On waiting for ideas to come to you or hunting them down.
Sometimes it feels like I’ve been hunting for ideas my whole life. It can be a joy or it can be complete and utter hell. You know, that hell of never-ending, sleepless nights. The half-waking, grasping at phantom thoughts. Then counting the hours till dawn releases you from your bed to start the hunt all over again.
What I’ve learned over the years is pretty simple. If you’ve read my piece On A Technique for Producing Ideas, you’ll know the blank page doesn’t have to be terrifying. But there’s always that nagging voice in my head whispering:
“This time you’re going to fail”.
“The incubating stage, where you let something beside the conscious mind do the work of synthesis.” James Webb Young — A Technique for Producing Ideas
You may have to look under a lot of rocks and kiss a lot of metaphorical frogs. Take a lot of showers and stare at the wall till the right idea jumps out at you. Perhaps the hardest part is learning to fill your mind with a problem and inspiration and then forget about it. (That’s step three of the process — “the incubating stage, where you let something beside the conscious mind do the work of synthesis”.)
It’s like passing the entry test to be a member of Tolstoy’s White Polar Bear Club. All you needed to do was stand in the corner and not think of a white bear for 30 minutes. Give it a go.

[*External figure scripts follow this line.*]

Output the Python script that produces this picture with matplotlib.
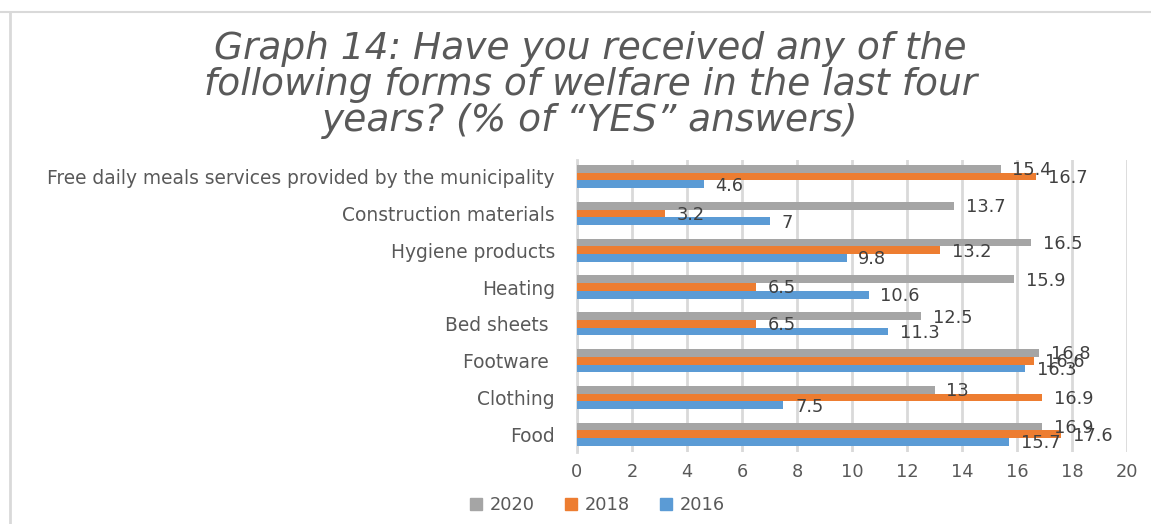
import matplotlib
matplotlib.use("Agg")
import matplotlib.pyplot as plt
from matplotlib.lines import Line2D
import numpy as np

categories = [
    "Food",
    "Clothing",
    "Footware ",
    "Bed sheets ",
    "Heating",
    "Hygiene products",
    "Construction materials",
    "Free daily meals services provided by the municipality",
]
values_2016 = [15.7, 7.5, 16.3, 11.3, 10.6, 9.8, 7, 4.6]
values_2018 = [17.6, 16.9, 16.6, 6.5, 6.5, 13.2, 3.2, 16.7]
values_2020 = [16.9, 13, 16.8, 12.5, 15.9, 16.5, 13.7, 15.4]
x_ticks = [0, 2, 4, 6, 8, 10, 12, 14, 16, 18, 20]

title = "Graph 14: Have you received any of the\nfollowing forms of welfare in the last four\nyears? (% of \u201cYES\u201d answers)"

C_2016 = "#5B9BD5"
C_2018 = "#ED7D31"
C_2020 = "#A5A5A5"
TEXT = "#595959"
GRID = "#D9D9D9"
FS = 12.8

plt.rcParams["font.family"] = ["DejaVu Sans"]

fig = plt.figure(figsize=(11.51, 5.24), dpi=100)
ax = fig.add_axes([577 / 1151, 1 - 452 / 524, (1127 - 577) / 1151, (452 - 160) / 524])

y = np.arange(len(categories))
h = 0.21
series = [
    (values_2020, C_2020, "2020", h),
    (values_2018, C_2018, "2018", 0.0),
    (values_2016, C_2016, "2016", -h),
]
for vals, col, lab, off in series:
    bars = ax.barh(y + off, vals, height=h, color=col, label=lab, zorder=3)
    for b, v in zip(bars, vals):
        txt = f"{v:g}"
        ax.annotate(txt, (b.get_width(), b.get_y() + b.get_height() / 2),
                    xytext=(8.5, -1), textcoords="offset points",
                    ha="left", va="center", fontsize=FS, color="#404040", zorder=4)

ax.set_xlim(0, 20)
ax.set_ylim(-0.48, 7.45)
ax.set_xticks(x_ticks)
ax.set_xticklabels([str(t) for t in x_ticks])
ax.set_yticks(y)
ax.set_yticklabels(categories, fontsize=13.4)
ax.tick_params(axis="both", length=0, colors=TEXT)
ax.tick_params(axis="x", pad=8, labelsize=FS)
ax.tick_params(axis="y", pad=16)
ax.xaxis.grid(True, color=GRID, linewidth=2, zorder=0)
for s in ["top", "right", "bottom"]:
    ax.spines[s].set_visible(False)
ax.spines["left"].set_color(GRID)
ax.spines["left"].set_linewidth(2)
ax.set_facecolor("white")

fig.text(0.513, 1 - 85 / 524, title, ha="center", va="center", fontsize=27,
         style="italic", color=TEXT, linespacing=1.0)

handles = [Line2D([], [], marker="s", linestyle="", markersize=9, color=c) for c in (C_2020, C_2018, C_2016)]
fig.legend(handles, ["2020", "2018", "2016"], loc="center", bbox_to_anchor=(596 / 1151, 1 - 505 / 524),
           ncol=3, frameon=False, fontsize=FS, labelcolor=TEXT, handletextpad=0.3,
           columnspacing=1.5, handlelength=1.0)

# outer frame lines
fig.add_artist(Line2D([10 / 1151, 10 / 1151], [0, 1 - 12 / 524], transform=fig.transFigure, color=GRID, linewidth=2))
fig.add_artist(Line2D([0, 1], [1 - 12 / 524, 1 - 12 / 524], transform=fig.transFigure, color=GRID, linewidth=1.5))

fig.savefig("out.png", dpi=100, facecolor="white")
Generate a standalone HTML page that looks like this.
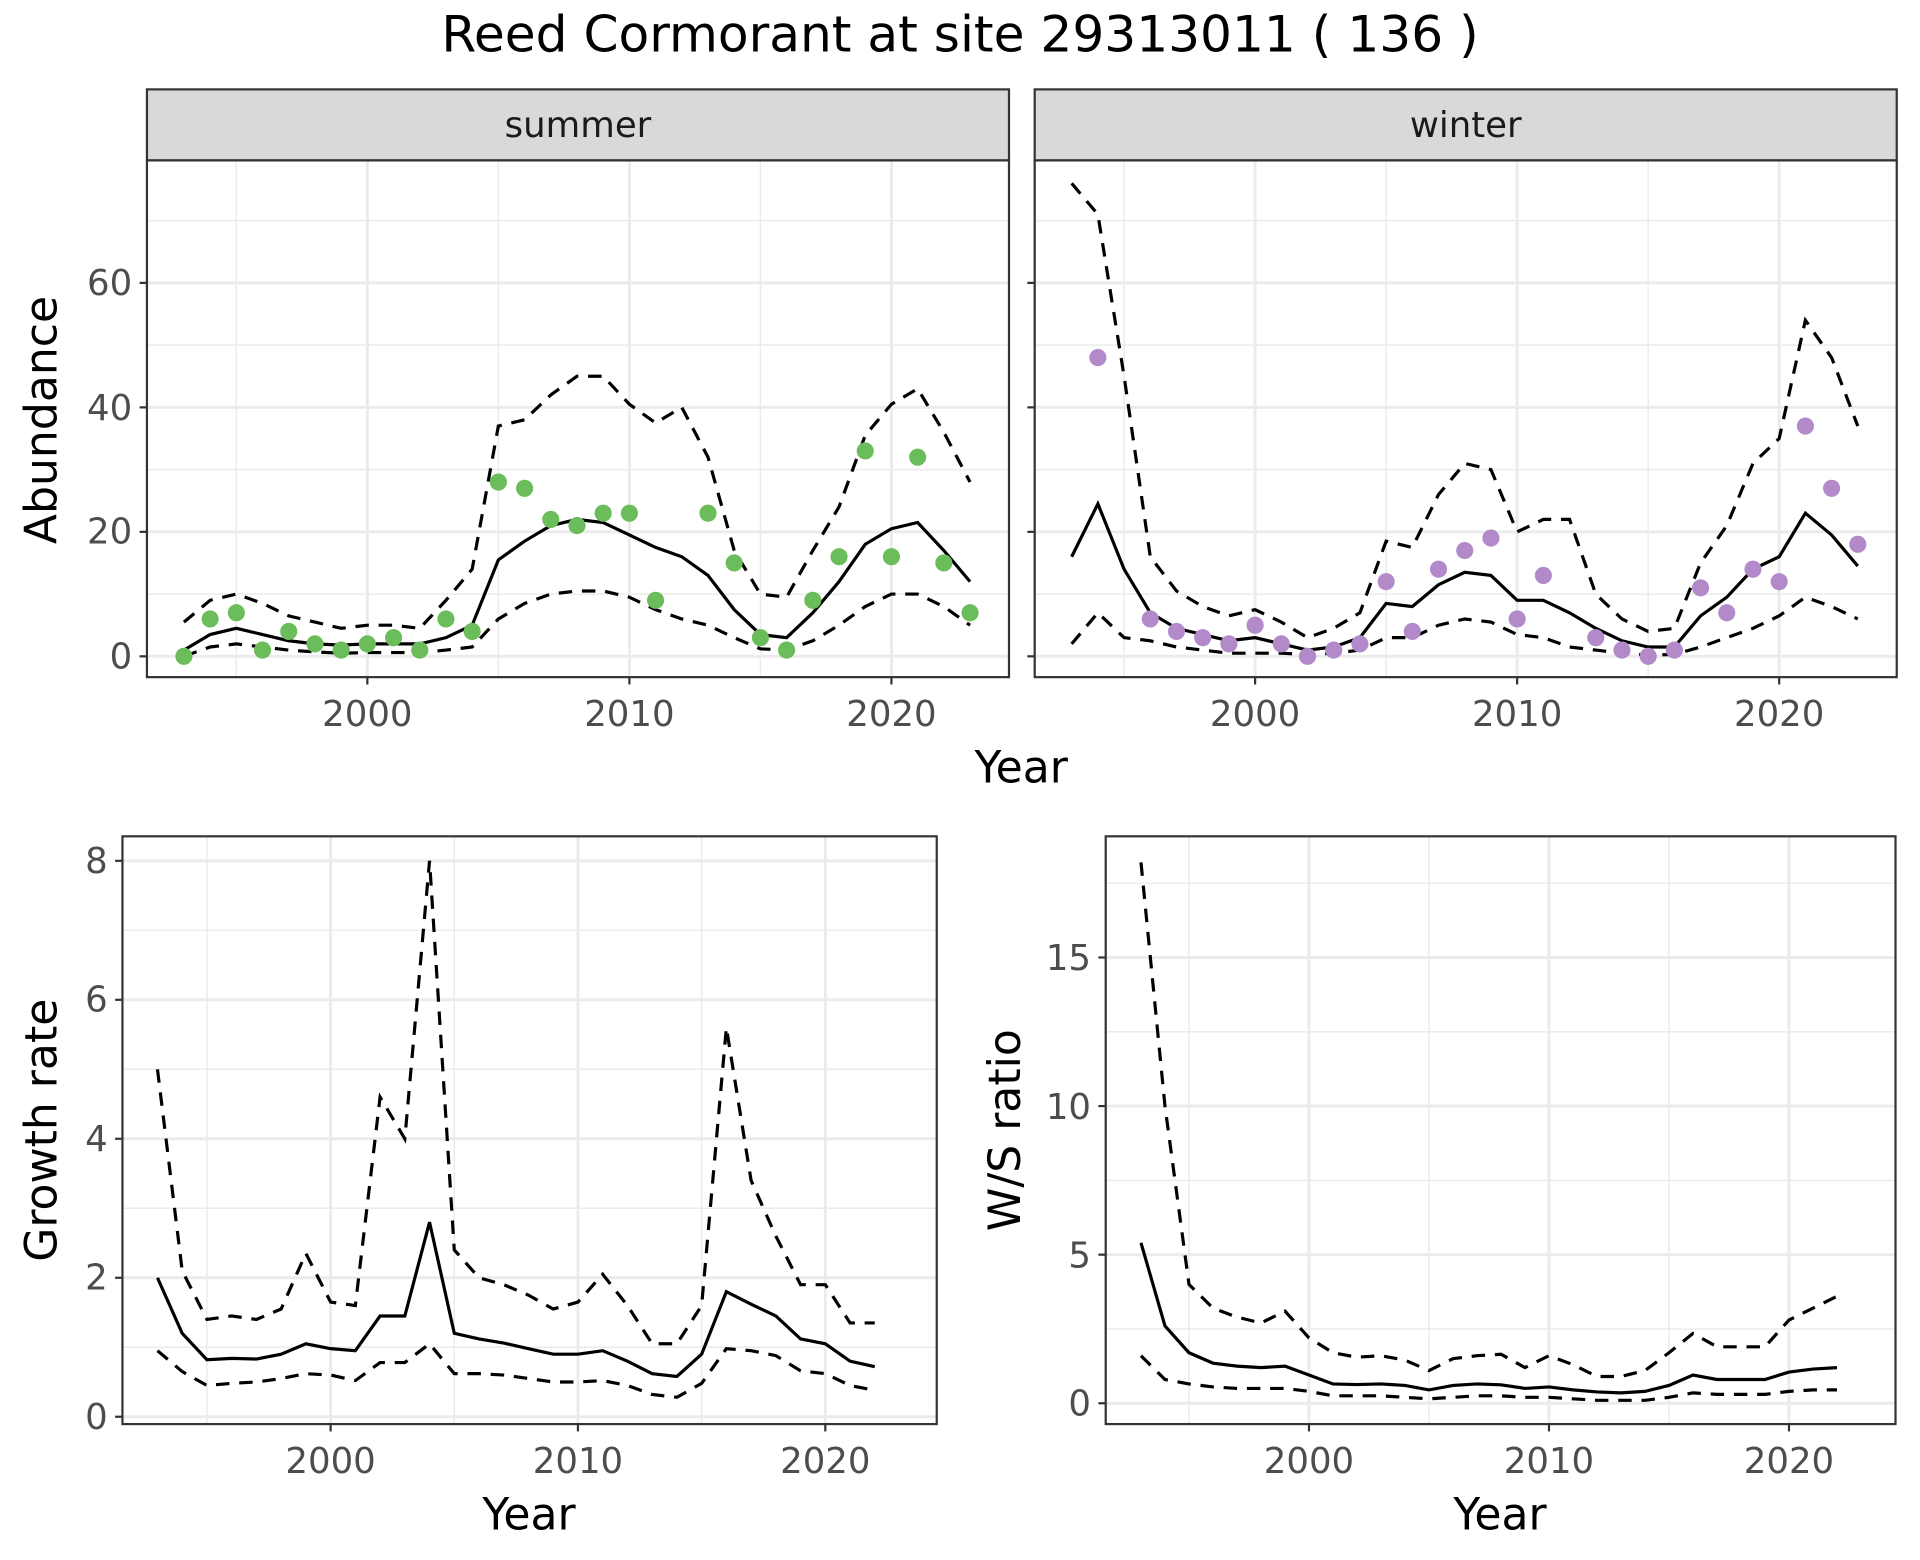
<!DOCTYPE html>
<html><head><meta charset="utf-8"><style>
html,body{margin:0;padding:0;background:#fff;}
svg{display:block;}
text{font-family:"DejaVu Sans","Liberation Sans",sans-serif;}
</style></head><body>
<svg id="s" width="1920" height="1560" viewBox="0 0 1568 1274" preserveAspectRatio="none" xmlns="http://www.w3.org/2000/svg">
<rect width="1568" height="1274" fill="#fff"/>
<g id="grid"></g>
<g id="data"></g>
<text x="784" y="42" font-size="41" text-anchor="middle" fill="#000">Reed Cormorant at site 29313011 ( 136 )</text>
<rect x="120" y="73" width="704" height="58" fill="#d9d9d9" stroke="#333" stroke-width="1.8"/>
<rect x="845" y="73" width="704" height="58" fill="#d9d9d9" stroke="#333" stroke-width="1.8"/>
<text x="472" y="112" font-size="29" text-anchor="middle" fill="#1a1a1a">summer</text>
<text x="1197" y="112" font-size="29" text-anchor="middle" fill="#1a1a1a">winter</text>
<g font-size="29" fill="#4d4d4d" text-anchor="end">
<text x="108" y="546">0</text><text x="108" y="444">20</text><text x="108" y="343">40</text><text x="108" y="241">60</text>
</g>
<g font-size="29" fill="#4d4d4d" text-anchor="middle">
<text x="300" y="593">2000</text><text x="514" y="593">2010</text><text x="728" y="593">2020</text>
<text x="1025" y="593">2000</text><text x="1239" y="593">2010</text><text x="1453" y="593">2020</text>
<text x="270" y="1203">2000</text><text x="472" y="1203">2010</text><text x="674" y="1203">2020</text>
<text x="1069" y="1203">2000</text><text x="1265" y="1203">2010</text><text x="1461" y="1203">2020</text>
</g>
<g font-size="29" fill="#4d4d4d" text-anchor="end">
<text x="88" y="1167">0</text><text x="88" y="1053">2</text><text x="88" y="940">4</text><text x="88" y="826">6</text><text x="88" y="713">8</text>
<text x="891" y="1156">0</text><text x="891" y="1035">5</text><text x="891" y="914">10</text><text x="891" y="792">15</text>
</g>
<g font-size="36" fill="#000" text-anchor="middle">
<text x="834" y="639">Year</text>
<text x="432" y="1249">Year</text>
<text x="1225" y="1249">Year</text>
<text transform="translate(46,343) rotate(-90)">Abundance</text>
<text transform="translate(46,923) rotate(-90)">Growth rate</text>
<text transform="translate(833,923) rotate(-90)">W/S ratio</text>
</g>
<g fill="none" stroke="#333" stroke-width="1.8">
<rect x="120" y="131" width="704" height="422"/>
<rect x="845" y="131" width="704" height="422"/>
<rect x="100" y="683" width="665" height="480"/>
<rect x="903" y="683" width="645" height="480"/>
</g>
</svg>
<script>
var NS="http://www.w3.org/2000/svg";
function el(p,t,a){var e=document.createElementNS(NS,t);for(var k in a)e.setAttribute(k,a[k]);document.getElementById(p).appendChild(e);return e;}
function panel(P){
 P.ymin.forEach(function(v){var y=P.fy(v);el('grid','line',{x1:P.x0,x2:P.x1,y1:y,y2:y,stroke:'#ebebeb','stroke-width':1.2});});
 P.xmin.forEach(function(v){var x=P.fx(v);el('grid','line',{x1:x,x2:x,y1:P.y0,y2:P.y1,stroke:'#ebebeb','stroke-width':1.2});});
 P.ymaj.forEach(function(v){var y=P.fy(v);el('grid','line',{x1:P.x0,x2:P.x1,y1:y,y2:y,stroke:'#ebebeb','stroke-width':2.4});
   el('grid','line',{x1:P.x0-6,x2:P.x0,y1:y,y2:y,stroke:'#333','stroke-width':1.8});});
 P.xmaj.forEach(function(v){var x=P.fx(v);el('grid','line',{x1:x,x2:x,y1:P.y0,y2:P.y1,stroke:'#ebebeb','stroke-width':2.4});
   el('grid','line',{x1:x,x2:x,y1:P.y1,y2:P.y1+6,stroke:'#333','stroke-width':1.8});});
 function line(arr,dash){var pts=arr.map(function(v,i){return P.fx(1993+i)+','+P.fy(v);}).join(' ');
  var a={points:pts,fill:'none',stroke:'#000','stroke-width':2.6};if(dash)a['stroke-dasharray']='11,8';el('data','polyline',a);}
 line(P.up,1);line(P.lo,1);line(P.m,0);
 if(P.pts)P.pts.forEach(function(v,i){if(v!==null)el('data','circle',{cx:P.fx(1993+i),cy:P.fy(v),r:7,fill:P.col});});
}
var N=null;
panel({x0:120,x1:824,y0:131,y1:553,fx:function(y){return 300+(y-2000)*21.4},fy:function(v){return 536-v*5.083},
 ymaj:[0,20,40,60],ymin:[10,30,50,70],xmaj:[2000,2010,2020],xmin:[1995,2005,2015],col:'#6abd5a',
 pts:[0,6,7,1,4,2,1,2,3,1,6,4,28,27,22,21,23,23,9,N,23,15,3,1,9,16,33,16,32,15,7],
 m:[1,3.5,4.5,3.5,2.5,2,1.8,2,2,2,3,5,15.5,18.5,21,22,21.5,19.5,17.5,16,13,7.5,3.5,3,7,12,18,20.5,21.5,17,12],
 up:[5.5,9,10,8.5,6.5,5.5,4.5,5,5,4.5,9,14,37,38,42,45,45,40.5,37.5,40,32,17,10,9.5,17,24,35.5,40.5,43,36,28],
 lo:[0,1.5,2,1.5,1,0.7,0.5,0.6,0.6,0.6,1,1.5,6,8.5,10,10.5,10.5,9.5,7.5,6,5,3,1.2,1,2.5,5,8,10,10,8,5]});
panel({x0:845,x1:1549,y0:131,y1:553,fx:function(y){return 1025+(y-2000)*21.4},fy:function(v){return 536-v*5.083},
 ymaj:[0,20,40,60],ymin:[10,30,50,70],xmaj:[2000,2010,2020],xmin:[1995,2005,2015],col:'#b28ac9',
 pts:[N,48,N,6,4,3,2,5,2,0,1,2,12,4,14,17,19,6,13,N,3,1,0,1,11,7,14,12,37,27,18],
 m:[16,24.5,14,7,4.5,3.5,2.5,3,2,1,1.5,3,8.5,8,11.5,13.5,13,9,9,7,4.5,2.5,1.5,1.5,6.5,9.5,14,16,23,19.5,14.5],
 up:[76,71,45,16,10.5,8,6.5,7.5,5.5,3,4.5,7,18.5,17.5,26,31,30,20,22,22,10,6,4,4.5,15,21,31,35,54,48,37],
 lo:[2,7,3,2.5,1.5,1,0.5,0.5,0.5,0.3,0.5,1,3,3,5,6,5.5,3.5,3,1.5,1,0.5,0.2,0.3,1.5,3,4.5,6.5,9.5,8,6]});
panel({x0:100,x1:765,y0:683,y1:1163,fx:function(y){return 270+(y-2000)*20.2},fy:function(v){return 1157-v*56.75},
 ymaj:[0,2,4,6,8],ymin:[1,3,5,7],xmaj:[2000,2010,2020],xmin:[1995,2005,2015],
 m:[2,1.2,0.82,0.84,0.83,0.9,1.05,0.98,0.95,1.45,1.45,2.8,1.2,1.12,1.06,0.98,0.9,0.9,0.95,0.8,0.62,0.58,0.9,1.8,1.62,1.45,1.12,1.05,0.8,0.72],
 up:[5,2.1,1.4,1.45,1.4,1.55,2.35,1.65,1.6,4.6,4,8,2.4,2,1.9,1.75,1.55,1.65,2.05,1.6,1.05,1.05,1.6,5.6,3.4,2.6,1.9,1.9,1.35,1.35],
 lo:[0.95,0.65,0.45,0.48,0.5,0.55,0.62,0.6,0.52,0.78,0.78,1.05,0.62,0.62,0.6,0.55,0.5,0.5,0.52,0.45,0.32,0.28,0.48,0.98,0.95,0.88,0.66,0.62,0.45,0.38]});
panel({x0:903,x1:1548,y0:683,y1:1163,fx:function(y){return 1069+(y-2000)*19.6},fy:function(v){return 1146-v*24.27},
 ymaj:[0,5,10,15],ymin:[2.5,7.5,12.5,17.5],xmaj:[2000,2010,2020],xmin:[1995,2005,2015],
 m:[5.4,2.6,1.7,1.35,1.25,1.2,1.25,0.95,0.65,0.63,0.65,0.6,0.45,0.6,0.65,0.62,0.5,0.55,0.45,0.38,0.35,0.4,0.6,0.95,0.8,0.8,0.8,1.05,1.15,1.2],
 up:[18.2,10,4,3.2,2.9,2.7,3.1,2.2,1.7,1.55,1.6,1.45,1.1,1.5,1.6,1.65,1.2,1.6,1.3,0.9,0.9,1.1,1.7,2.35,1.9,1.9,1.9,2.8,3.2,3.6],
 lo:[1.6,0.8,0.65,0.55,0.5,0.5,0.5,0.4,0.25,0.25,0.25,0.2,0.15,0.2,0.25,0.25,0.2,0.2,0.15,0.1,0.1,0.1,0.2,0.35,0.3,0.3,0.3,0.4,0.45,0.45]});
</script>
</body></html>
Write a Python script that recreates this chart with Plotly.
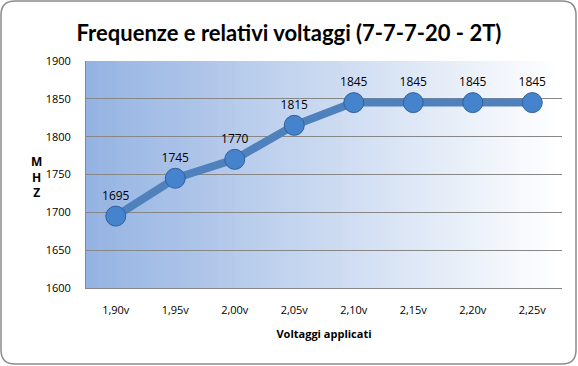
import plotly.graph_objects as go

categories = ["1,90v", "1,95v", "2,00v", "2,05v", "2,10v", "2,15v", "2,20v", "2,25v"]
mhz = [1695, 1745, 1770, 1815, 1845, 1845, 1845, 1845]
y_ticks = [1600, 1650, 1700, 1750, 1800, 1850, 1900]

W, H = 578, 366
ML, MR, MT, MB = 86, 16, 61, 78
pw, ph = W - ML - MR, H - MT - MB

fig = go.Figure()

# gradient background strips (left blue -> right white)
n = 80
c0 = (149, 179, 226)
c1 = (255, 255, 255)
for i in range(n):
    t = i / (n - 1)
    col = tuple(round(a + (b - a) * t) for a, b in zip(c0, c1))
    fig.add_shape(type="rect", xref="x domain", yref="y domain",
                  x0=i / n, x1=(i + 1) / n + 0.002, y0=0, y1=1,
                  fillcolor=f"rgb{col}", line=dict(width=0), layer="below")

fig.add_trace(go.Scatter(
    x=categories, y=mhz, mode="lines+markers+text",
    line=dict(color="#4f81bd", width=8),
    marker=dict(size=20, color="#4683cd", line=dict(color="#2f609e", width=1)),
    text=[str(v) for v in mhz], textposition="top center",
    textfont=dict(family="Open Sans, Arial", size=12, color="#000000"),
    cliponaxis=False, hoverinfo="skip"))

fig.update_layout(
    width=W, height=H,
    margin=dict(l=ML, r=MR, t=MT, b=MB),
    paper_bgcolor="white", plot_bgcolor="white",
    showlegend=False,
    title=dict(text="<b>Frequenze e relativi voltaggi (7-7-7-20 - 2T)</b>",
               x=0.5, xref="container", xanchor="center",
               y=1 - 33 / H, yref="container", yanchor="middle",
               font=dict(family="Lato, Open Sans", size=22, color="#000000")),
    xaxis=dict(type="category", showgrid=False, showline=True, linecolor="#878787",
               linewidth=1, ticks="", ticklabelstandoff=12,
               tickfont=dict(family="Open Sans, Arial", size=11, color="#000"),
               title=dict(text="<b>Voltaggi applicati</b>", standoff=14,
                          font=dict(family="Open Sans, Arial", size=11, color="#000")),
               range=[-0.5, 7.5], fixedrange=True),
    yaxis=dict(range=[1600, 1900], tickvals=y_ticks, showgrid=True, gridcolor="#878787",
               gridwidth=1, showline=True, linecolor="#878787", linewidth=1, ticks="",
               ticklabelstandoff=12,
               tickfont=dict(family="Open Sans, Arial", size=11, color="#000"),
               zeroline=False, fixedrange=True),
)

fig.add_annotation(text="<b>M<br>H<br>Z</b>", xref="paper", yref="paper",
                   x=(29 - ML) / pw, y=(H - MB - 177) / ph, showarrow=False, align="center",
                   font=dict(family="Open Sans, Arial", size=12, color="#000"))

# rounded outer border
def px(xp):
    return (xp - ML) / pw
def py(yp):
    return (H - MB - yp) / ph
x0, x1, y0, y1, rr = 1, 576, 1, 364, 14
path = (f"M {px(x0+rr)},{py(y0)} L {px(x1-rr)},{py(y0)} "
        f"Q {px(x1)},{py(y0)} {px(x1)},{py(y0+rr)} L {px(x1)},{py(y1-rr)} "
        f"Q {px(x1)},{py(y1)} {px(x1-rr)},{py(y1)} L {px(x0+rr)},{py(y1)} "
        f"Q {px(x0)},{py(y1)} {px(x0)},{py(y1-rr)} L {px(x0)},{py(y0+rr)} "
        f"Q {px(x0)},{py(y0)} {px(x0+rr)},{py(y0)} Z")
fig.add_shape(type="path", xref="paper", yref="paper", path=path,
              line=dict(color="#8c8c8c", width=1.5), fillcolor="rgba(0,0,0,0)", layer="above")

fig.write_html("out.html", config={"displayModeBar": False},
               post_script="document.body.style.margin='0';document.body.style.overflow='hidden';")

Once the ideas start appearing, then go after them with a club.
A writer I know used to spend the best part of the morning reading the newspaper from cover to cover. Then he’d do the crossword. From the outside, it looked like he was being completely unproductive. After lunch, he’d turn out dozens of ideas. Some good, some bad, some indifferent — but ideas nonetheless.
It’s an almighty challenge to let your mind do the hard work while you do something else. All the time thinking you should be at your desk, being productive. So you have to force yourself to read the paper. Leave the office. Go home, eat dinner with your other half. Play with your kids or the dog. Watch junk on TV. Go for a run or workout at the gym, visit a gallery or go to the movies.
Whatever lets your subconscious do its thing.
The thing about ideas is that you have to sneak up on them. Or let them sneak up on you. You learn to catch them from the corner of your eye. When one appears, throw yourself at it, lasso it, nail it down, make it yours. Sometimes you might get lucky and catch a whopper, other times a tiddler.
Either way, you’ve got an idea of sorts to help you move forward.
And when you catch an idea that’s really, really good, don’t let it go. Hang onto it for dear life. Nurture it, play with it, feed it to make it grow big and strong. And if you catch one that’s the runt of the litter, don’t be afraid to let it go. There’s always another one lurking in the shadows, waiting for you to find it.
Deadlines tend to flush ideas out too. Then you do have to go hunting for inspiration. It’s the time when the nagging voice gets louder. Don’t listen to it. Keep your ears open for the snap of a twig and the rustle of leaves. That’s the sound of an idea trying to sneak away through the undergrowth.
At other times, you don’t need the club at all. You just need to make sure you’ve done everything you can to be ready. Then wait for the idea to waltz up and tap you on the shoulder.
A few years back I ran a big pitch for a piece of government business. There was a lot of pressure over six weeks. I worked solo between Christmas and New Year and even on New Year’s Day to get the pitch finished. The big meeting was the first day back after the holidays and we came away from feeling pretty good. (By the way, I don’t recommend deserting your family over the holidays for the sake of an idea. But that’s another story.)
The next day, the client called to confirm we’d won the pitch. But… They loved the overarching idea but we had to change the execution by 2pm the following afternoon.
My art director and I were on the ropes. We were looking forward to a little R&R. Now we had to roll up our sleeves and get out in the woods again. We couldn’t wait, we had to find some inspiration.
And nothing came. Zip, zilch, nada.
After four hours and going around in circles, we went to the local Italian for dinner and a break. Over plates of pasta and a bottle of wine we talked about all sorts of things but not the campaign.
And suddenly we had a third guest at the table. An idea had snuck past the waiter and was eyeing my lasagne.
We grabbed it, gave it a good feed, brushed it up and made it presentable. It was a long night. 12 hours later, we let it out of the cage in front of the client. Their response? “This is even better than the pitch. How did you do it so fast?”
The answer appeared because we’d been thinking about it for over a month. Our tired brains were primed and ready to go. We just had to leave them alone for a bit and there it was, that big hairy-scary monster of an idea staring us in the face. Not only did it make the client happy, it delivered the results they needed and picked up some awards on the way.
So, some days you’ll just have to man up, dust off your club and start looking under rocks. And if that fails, step away from Google, order the pizzas and see what ideas come looking for you.